3.   The drive in the Range Rover. The group tries to escape the police and heads into a forest. The butler is driving the car and gets the instruction to use the “emergency brake” to avoid using the brake lights. I never saw an emergency brake on a Range Rover and he surely does not suggest using the handbrake, as this action would result in the immediate loss of control over the car.

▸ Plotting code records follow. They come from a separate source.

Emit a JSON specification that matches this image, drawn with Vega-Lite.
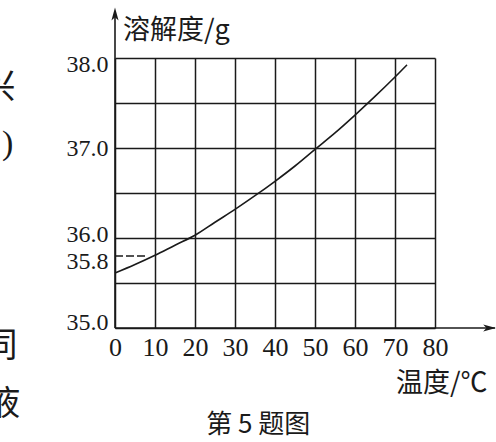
{
  "$schema": "https://vega.github.io/schema/vega-lite/v6.json",
  "width": 320,
  "height": 270,
  "autosize": {"type": "none"},
  "padding": {"left": 115, "top": 58, "right": 61, "bottom": 114},
  "background": "white",
  "config": {"view": {"stroke": null}},
  "data": {"values": [{}]},
  "layer": [
    {
      "data": {"values": [
        {"t": 0, "s": 35.61}, {"t": 5, "s": 35.705}, {"t": 10, "s": 35.808},
        {"t": 15, "s": 35.92}, {"t": 20, "s": 36.03}, {"t": 25, "s": 36.175},
        {"t": 30, "s": 36.318}, {"t": 35, "s": 36.47}, {"t": 40, "s": 36.63},
        {"t": 45, "s": 36.80}, {"t": 50, "s": 36.985}, {"t": 55, "s": 37.168},
        {"t": 60, "s": 37.366}, {"t": 65, "s": 37.573}, {"t": 70, "s": 37.789},
        {"t": 73, "s": 37.924}
      ]},
      "mark": {"type": "line", "interpolate": "monotone", "color": "#1a1a1a", "strokeWidth": 1.6},
      "encoding": {
        "x": {
          "field": "t", "type": "quantitative",
          "scale": {"domain": [0, 80], "nice": false, "zero": false},
          "axis": {
            "title": null, "values": [0, 10, 20, 30, 40, 50, 60, 70, 80], "tickCount": 40,
            "grid": true, "gridColor": "#1a1a1a", "gridWidth": 1.5, "gridOpacity": 1,
            "domain": false, "ticks": false, "tickSize": 0,
            "labelFont": "Liberation Serif", "labelFontSize": 26, "labelColor": "#1a1a1a",
            "labelPadding": 6, "labelOverlap": false, "labelFlush": false, "labelBound": false
          }
        },
        "y": {
          "field": "s", "type": "quantitative",
          "scale": {"domain": [35, 38], "nice": false, "zero": false},
          "axis": {
            "title": null, "values": [35, 35.5, 35.8, 36, 36.5, 37, 37.5, 38], "tickCount": 40,
            "format": ".1f",
            "grid": true, "gridColor": "#1a1a1a", "gridWidth": 1.5,
            "gridOpacity": {"condition": {"test": "datum.value == 35.8", "value": 0}, "value": 1},
            "labelOpacity": {"condition": {"test": "datum.value == 35.5 || datum.value == 36.5 || datum.value == 37.5", "value": 0}, "value": 1},
            "labelOffset": {"condition": [
              {"test": "datum.value == 35.8", "value": 5},
              {"test": "datum.value == 36", "value": -4}
            ], "value": 0},
            "domain": false, "ticks": false, "tickSize": 0,
            "labelFont": "Liberation Serif", "labelFontSize": 24, "labelColor": "#1a1a1a",
            "labelPadding": 7, "labelOverlap": false, "labelFlush": true, "labelFlushOffset": 6, "labelBound": false
          }
        }
      }
    },
    {
      "mark": {"type": "rule", "color": "#1a1a1a", "strokeWidth": 1.5, "strokeDash": [8, 3]},
      "encoding": {"x": {"datum": 0}, "x2": {"datum": 7.75}, "y": {"datum": 35.8}}
    },
    {
      "mark": {"type": "rule", "color": "#1a1a1a", "strokeWidth": 1.6},
      "encoding": {"x": {"datum": 0}, "y": {"datum": 35}, "y2": {"datum": 38.5}}
    },
    {
      "mark": {"type": "rule", "color": "#1a1a1a", "strokeWidth": 1.6},
      "encoding": {"x": {"datum": 0}, "x2": {"datum": 95}, "y": {"datum": 35}}
    },
    {
      "mark": {"type": "point", "shape": "M0,0L0.55,2L0,1.5L-0.55,2Z", "filled": true, "size": 169, "color": "#1a1a1a", "opacity": 1, "strokeWidth": 0},
      "encoding": {"x": {"datum": 0}, "y": {"datum": 38.56}}
    },
    {
      "mark": {"type": "point", "shape": "M0,0L-2,-0.55L-1.5,0L-2,0.55Z", "filled": true, "size": 169, "color": "#1a1a1a", "opacity": 1, "strokeWidth": 0},
      "encoding": {"x": {"datum": 95.3}, "y": {"datum": 35}}
    },
    {
      "mark": {"type": "text", "text": "溶解度/g", "font": "Noto Sans CJK SC", "fontSize": 27, "align": "left", "baseline": "middle", "color": "#1a1a1a"},
      "encoding": {"x": {"datum": 2}, "y": {"datum": 38.303}}
    },
    {
      "mark": {"type": "text", "text": "温度/℃", "font": "Noto Sans CJK SC", "fontSize": 27, "align": "center", "baseline": "middle", "color": "#1a1a1a"},
      "encoding": {"x": {"datum": 81.7}, "y": {"datum": 34.381}}
    },
    {
      "mark": {"type": "text", "text": "第 5 题图", "font": "Noto Sans CJK SC", "fontSize": 26, "align": "center", "baseline": "middle", "color": "#1a1a1a"},
      "encoding": {"x": {"datum": 35.8}, "y": {"datum": 33.926}}
    },
    {
      "mark": {"type": "text", "text": "兴", "font": "Noto Sans CJK SC", "fontSize": 34, "align": "right", "baseline": "middle", "color": "#1a1a1a"},
      "encoding": {"x": {"datum": -24.9}, "y": {"datum": 37.67}}
    },
    {
      "mark": {"type": "text", "text": ")", "font": "Liberation Serif", "fontSize": 34, "align": "right", "baseline": "middle", "color": "#1a1a1a"},
      "encoding": {"x": {"datum": -25.4}, "y": {"datum": 37.04}}
    },
    {
      "mark": {"type": "text", "text": "同", "font": "Noto Sans CJK SC", "fontSize": 34, "align": "right", "baseline": "middle", "color": "#1a1a1a"},
      "encoding": {"x": {"datum": -24.4}, "y": {"datum": 34.79}}
    },
    {
      "mark": {"type": "text", "text": "液", "font": "Noto Sans CJK SC", "fontSize": 34, "align": "right", "baseline": "middle", "color": "#1a1a1a"},
      "encoding": {"x": {"datum": -23.7}, "y": {"datum": 34.15}}
    }
  ]
}
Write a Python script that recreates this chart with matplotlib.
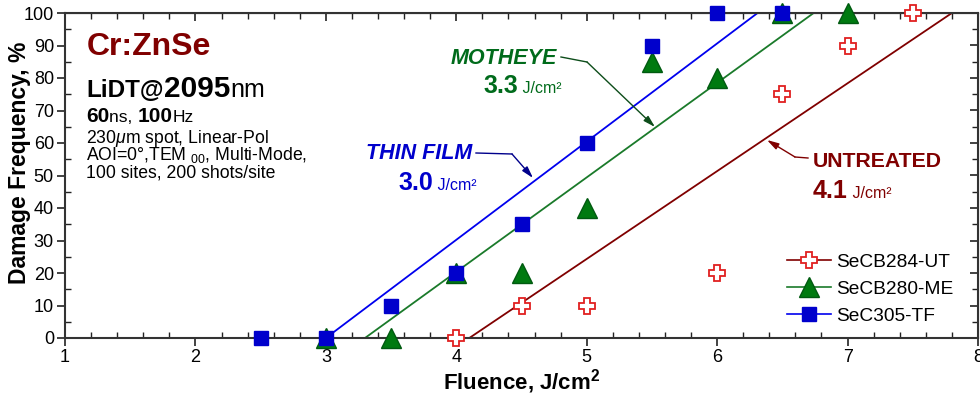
import numpy as np
import matplotlib
matplotlib.use('Agg')
import matplotlib.pyplot as plt
from matplotlib import font_manager
from matplotlib.lines import Line2D
from matplotlib.ticker import MultipleLocator


def pick_font(names):
    for n in names:
        try:
            font_manager.findfont(font_manager.FontProperties(family=n), fallback_to_default=False)
            return n
        except ValueError:
            pass
    return 'DejaVu Sans'


SANS = pick_font(['Liberation Sans', 'Arial', 'DejaVu Sans'])
NARROW = pick_font(['Liberation Sans Narrow', 'Liberation Sans'])
plt.rcParams['font.family'] = [SANS, 'DejaVu Sans']
plt.rcParams['mathtext.fontset'] = 'custom'
plt.rcParams['mathtext.rm'] = SANS
plt.rcParams['mathtext.it'] = SANS + ':italic'
plt.rcParams['mathtext.bf'] = SANS + ':bold'

# --- measured damage frequency (%) vs fluence (J/cm^2) ---
ut_fluence = [4.0, 4.5, 5.0, 6.0, 6.5, 7.0, 7.5]
ut_damage = [0, 10, 10, 20, 75, 90, 100]

me_fluence = [3.0, 3.5, 4.0, 4.5, 5.0, 5.5, 6.0, 6.5, 7.0]
me_damage = [0, 0, 20, 20, 40, 85, 80, 100, 100]

tf_fluence = [2.5, 3.0, 3.5, 4.0, 4.5, 5.0, 5.5, 6.0, 6.5]
tf_damage = [0, 0, 10, 20, 35, 60, 90, 100, 100]

# linear fits: threshold (0 %) and fluence where fit reaches 100 %
ut_fit = [4.1, 7.8]
me_fit = [3.3, 6.74]
tf_fit = [3.0, 6.31]

labels = ['SeCB284-UT', 'SeCB280-ME', 'SeC305-TF']

RED = '#800000'
GREEN = '#006b1b'
BLUE = '#0000cc'

W, H = 980, 396
fig = plt.figure(figsize=(W / 100, H / 100), dpi=100)
ax = fig.add_axes([65 / W, 1 - 338 / H, (978 - 65) / W, (338 - 13) / H])


def px(x, y):
    return x / W, 1 - y / H


# fit lines
ax.plot(ut_fit, [0, 100], color=RED, lw=1.3, zorder=2)
ax.plot(me_fit, [0, 100], color='#1a7a2a', lw=1.3, zorder=2)
ax.plot(tf_fit, [0, 100], color='#0000ee', lw=1.3, zorder=2)

# data points
ax.plot(ut_fluence, ut_damage, ls='none', marker='P', ms=12, mfc='white',
        mec='#e02020', mew=1.3, zorder=4, clip_on=False)
ax.plot(me_fluence, me_damage, ls='none', marker='^', ms=15, mfc='#007a10',
        mec='#005a10', mew=1.0, zorder=3, clip_on=False)
ax.plot(tf_fluence, tf_damage, ls='none', marker='s', ms=10.5, mfc=BLUE,
        mec=BLUE, zorder=5, clip_on=False)

ax.set_xlim(1, 8)
ax.set_ylim(0, 100)
ax.xaxis.set_major_locator(MultipleLocator(1))
ax.xaxis.set_minor_locator(MultipleLocator(0.2))
ax.yaxis.set_major_locator(MultipleLocator(10))
ax.yaxis.set_minor_locator(MultipleLocator(5))
ax.tick_params(which='major', direction='out', length=6, width=1.2, labelsize=13,
               colors='#222222', pad=2)
ax.tick_params(which='minor', direction='in', length=4, width=1.0, colors='#222222')
for lab in ax.get_xticklabels() + ax.get_yticklabels():
    lab.set_fontfamily(NARROW)
    lab.set_color('black')
for s in ax.spines.values():
    s.set_linewidth(1.5)
    s.set_color('#333333')

# inward ticks along top and right edges
top = ax.secondary_xaxis('top')
top.xaxis.set_major_locator(MultipleLocator(1))
top.xaxis.set_minor_locator(MultipleLocator(0.2))
top.tick_params(which='major', direction='in', length=6, width=1.2, labeltop=False, colors='#222222')
top.tick_params(which='minor', direction='in', length=4, width=1.0, colors='#222222')
right = ax.secondary_yaxis('right')
right.yaxis.set_major_locator(MultipleLocator(10))
right.yaxis.set_minor_locator(MultipleLocator(5))
right.tick_params(which='major', direction='in', length=6, width=1.2, labelright=False, colors='#222222')
right.tick_params(which='minor', direction='in', length=4, width=1.0, colors='#222222')

ax.set_xlabel('Fluence, J/cm$^\\mathbf{2}$', fontsize=16, fontweight='bold')
ax.xaxis.set_label_coords(0.5, -0.09)
ax.set_ylabel('Damage Frequency, %', fontsize=16.5, fontweight='bold')
ax.yaxis.set_label_coords(-0.037, 0.54)

# legend
handles = [
    Line2D([], [], color=RED, lw=1.2, marker='P', ms=12, mfc='white', mec='#e02020', mew=1.3),
    Line2D([], [], color='#1a7a2a', lw=1.2, marker='^', ms=15, mfc='#007a10', mec='#005a10'),
    Line2D([], [], color='#0000ee', lw=1.2, marker='s', ms=10.5, mfc=BLUE, mec=BLUE),
]
ax.legend(handles, labels, loc='upper left', bbox_to_anchor=px(777, 244),
          bbox_transform=fig.transFigure, frameon=False, fontsize=13.8,
          handlelength=2.3, handletextpad=0.3, labelspacing=0.5, borderpad=0)

renderer = fig.canvas.get_renderer()


def run_text(x, y, pieces, color):
    # draws consecutive text pieces on one baseline, starting at pixel x
    for s, size, weight in pieces:
        t = fig.text(*px(x, y), s, fontsize=size, fontweight=weight,
                     color=color, va='baseline', ha='left')
        x += t.get_window_extent(renderer).width


# sample description block
fig.text(*px(87, 55), 'Cr:ZnSe', fontsize=23, fontweight='bold', color=RED, va='baseline')
run_text(86, 97, [('LiDT@', 17.5, 'bold'), ('2095', 21.5, 'bold'), ('nm', 18, 'normal')], 'black')
run_text(86, 122, [('60', 15, 'bold'), ('ns, ', 12.5, 'normal'),
                   ('100', 15, 'bold'), ('Hz', 12.5, 'normal')], 'black')
fig.text(*px(86, 143), '230$\\mathit{\\mu}$m spot, Linear-Pol', fontsize=12.7, va='baseline')
fig.text(*px(86, 160), 'AOI=0°,TEM $_{00}$, Multi-Mode,', fontsize=12.7, va='baseline')
fig.text(*px(86, 177), '100 sites, 200 shots/site', fontsize=12.7, va='baseline')

# threshold call-outs
fig.text(*px(557, 64), 'MOTHEYE', fontsize=15.5, fontweight='bold', fontstyle='italic',
         color=GREEN, ha='right', va='baseline')
run_text(483, 93, [(f'{me_fit[0]:.1f}', 18, 'bold'), (' J/cm²', 11.5, 'normal')], GREEN)
fig.text(*px(472, 159), 'THIN FILM', fontsize=15.5, fontweight='bold', fontstyle='italic',
         color=BLUE, ha='right', va='baseline')
run_text(398, 190, [(f'{tf_fit[0]:.1f}', 18, 'bold'), (' J/cm²', 11.5, 'normal')], BLUE)
fig.text(*px(813, 167), 'UNTREATED', fontsize=15.3, fontweight='bold', color=RED, va='baseline')
run_text(813, 198, [(f'{ut_fit[0]:.1f}', 18, 'bold'), (' J/cm²', 11.5, 'normal')], RED)


def callout(p0, p1, p2, color):
    # leader from the label, then an arrow onto the fit line
    f = lambda p: (1 + (p[0] - 65) / 130.43, (338 - p[1]) / 3.25)
    a, b, c = f(p0), f(p1), f(p2)
    ax.plot([a[0], b[0]], [a[1], b[1]], color=color, lw=1.0, zorder=6)
    ax.annotate('', xy=c, xytext=b,
                arrowprops=dict(arrowstyle='-|>,head_length=0.7,head_width=0.2',
                                color=color, lw=1.0, shrinkA=0, shrinkB=0), zorder=6)


callout((561, 57), (587, 62), (655, 127), '#0d4d1a')
callout((476, 153), (512, 154), (533, 178), '#00008b')
callout((808, 158), (795, 157), (767, 140), RED)

fig.savefig('out.png', dpi=100)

You might find these finding trivial, but I think they show how Brown alters information to suit his case. I leave to you to judge how this could be interpreted in regards to his claims about Christianity. I would like to admit that of course I am nagging about the most unimportant aspect of the book by picking out details like fuel consumption and the like.
However these details are usually "researchable" by the click of a button and I wonder why Brown chooses to mention these details in the first place. In fact he describes them so detailed that you have to wonder why as they are mostly irrellevant for most part of the story. If he feels so strongly about the fuel consumption then he should have looked it up or leave it out.
I think these details highlight the concern that Brown has spent most of his time making the story work, but it seems to fall apart once you scratch the surface.
TealRibbon (01/15/05)

I generally do not like mysteries...but this book was almost impossible to put down. I now plan to read more of Mr. Brown's work. Excellent reading!
Michelle (01/12/05)

Why someone give a 1 to this book. It should be ten. It is just a fiction. This book is awesome. I have never read any book like this one before.
Tito Torres (01/06/05)

I haven't read several books, this being said the Da Vinici Code has been the best book I have read. I have never been a religious person and this book has put more questions in mind and I know see religion in general inacurate. I believe that non one religion is moraly corect becuase no matter there are always those who critizes oposing religions with out knowing their true meaning. I'm 17 years old and haven't found my purpose in ife yet but this book has awaken an interest in me that I didn't know of. The study of theology.
kendall (12/21/04)

The Da Vinci Code is without a doubt the best novel I have ever read. It is an easy read merely due to the fact that it is so incredibly intriguing. Dan Brown did a wonderful job of mixing facts and imagination to create this wonderful novel. Many who bash this book do so because they cannot understand it or are far too religious to sit back and understand that it is a piece of literature, a fictional piece of literature at that.
Grace (12/17/04)

I thought this book provided a simple path into some very interesting and complex concepts. i also thought it was an inspirational look at art and archtecture down the ages. I thought the plot waqs fast paced and clever. I personally enjoyed the fact that i could get some of the codes before the scholars... of course i am sure this was a devise by Dan Brown to boost the readers self esteem... buti enjoyed the feeling none the less. I refuse to believe that anyone expected certain out comes... Teabing being "the teacher"... Fache's phone conversation being genuine... the sympathy you felt for Aringrossa and Silas... all absolutely insightful twists of fate and utterly unpredictable in my oppinion! Over all the book made us question certain things about faith. I'm certainly not saying I adopt all the theories by any means but it certainy makes me question more what i already suspected.
drama_queen (12/11/04)

I loved this book! There are so many points in the book that make you think about what you tend to just believe. This is one of the books that I can recommened to anybody!!! Everybody should read it, if only to expand their horizon a little.
Bentley (12/04/04)

I read the book and was inspired to draw a line from Glastonbury to the Roslin chapel and beyond out of curiosity on a road atlas of Britain. Once the line was drawn I looked up all the placenames in the index that begin with Ross, Ros or Rose. I was surprised how many fell clustered around the line I drew.
The Ark of the Covenant was featured on this weeks Richard and Judy as being connected to a Templar Chapel near Southam in Warwickshire and the local news recently covered a coded Grail plaque at Shugborough Hall in Staffordshire. Worth doing a search on if you liked the book.